Davies is using experience as a way of helping others avoid the same mistakes and now works with Epic Risk Management, a gambling harm-minimisation consultancy.
“I became the public speaker for the rehab clinic that I went to. They asked me if I’d be interested in going round and telling my story. I didn’t realise that I had a knack for it,” he says.
“I was then approached by Paul Buck, who is the CEO of Epic Risk Management. He just asked me if I wanted to run the new project that we’ve got and, for me, it’s been an absolute blessing. I feel like I’ve got the best job in the world.”

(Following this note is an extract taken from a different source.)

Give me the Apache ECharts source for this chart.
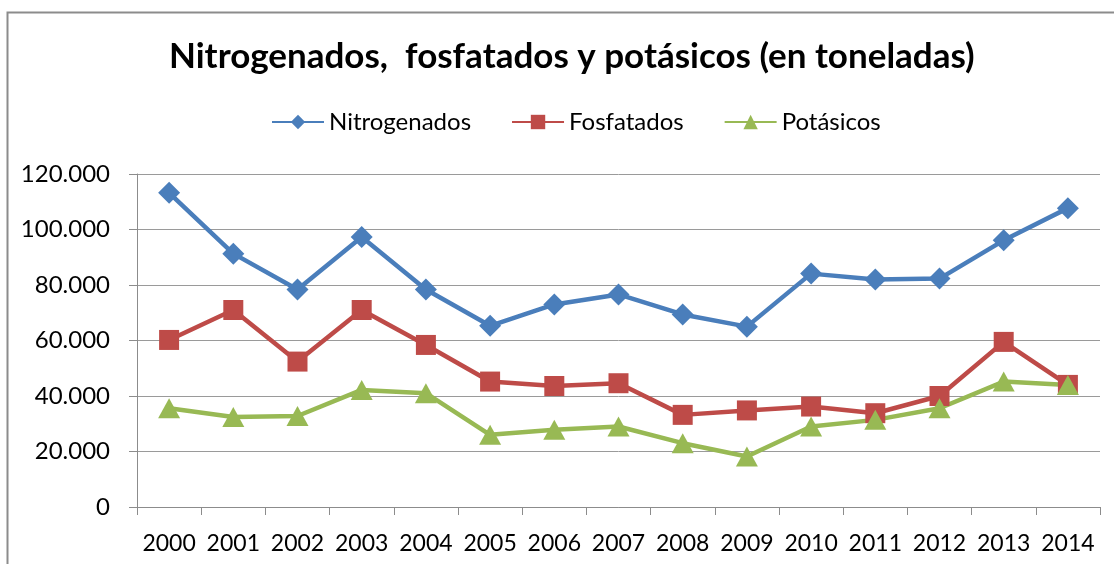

Davies is striving to educate players, both young and more experienced, on the perils and long-term consequences of gambling, and still thinks there’s a lot more work that can be done.
“Something I always say at all the clubs I go and talk to, if you have a problem with your groin or hamstring or you roll your ankle, who do you go and see? Straight away they say the physio.
“Then I say if you’ve got a problem with something that’s going on in your mind, who do you go and speak to? And they look puzzled. It’s just something we need to take the attached stigma away from.
“There is a lot of work going on by betting companies [to prevent addiction], but it is just the start of a very long road. Hopefully a successful one.”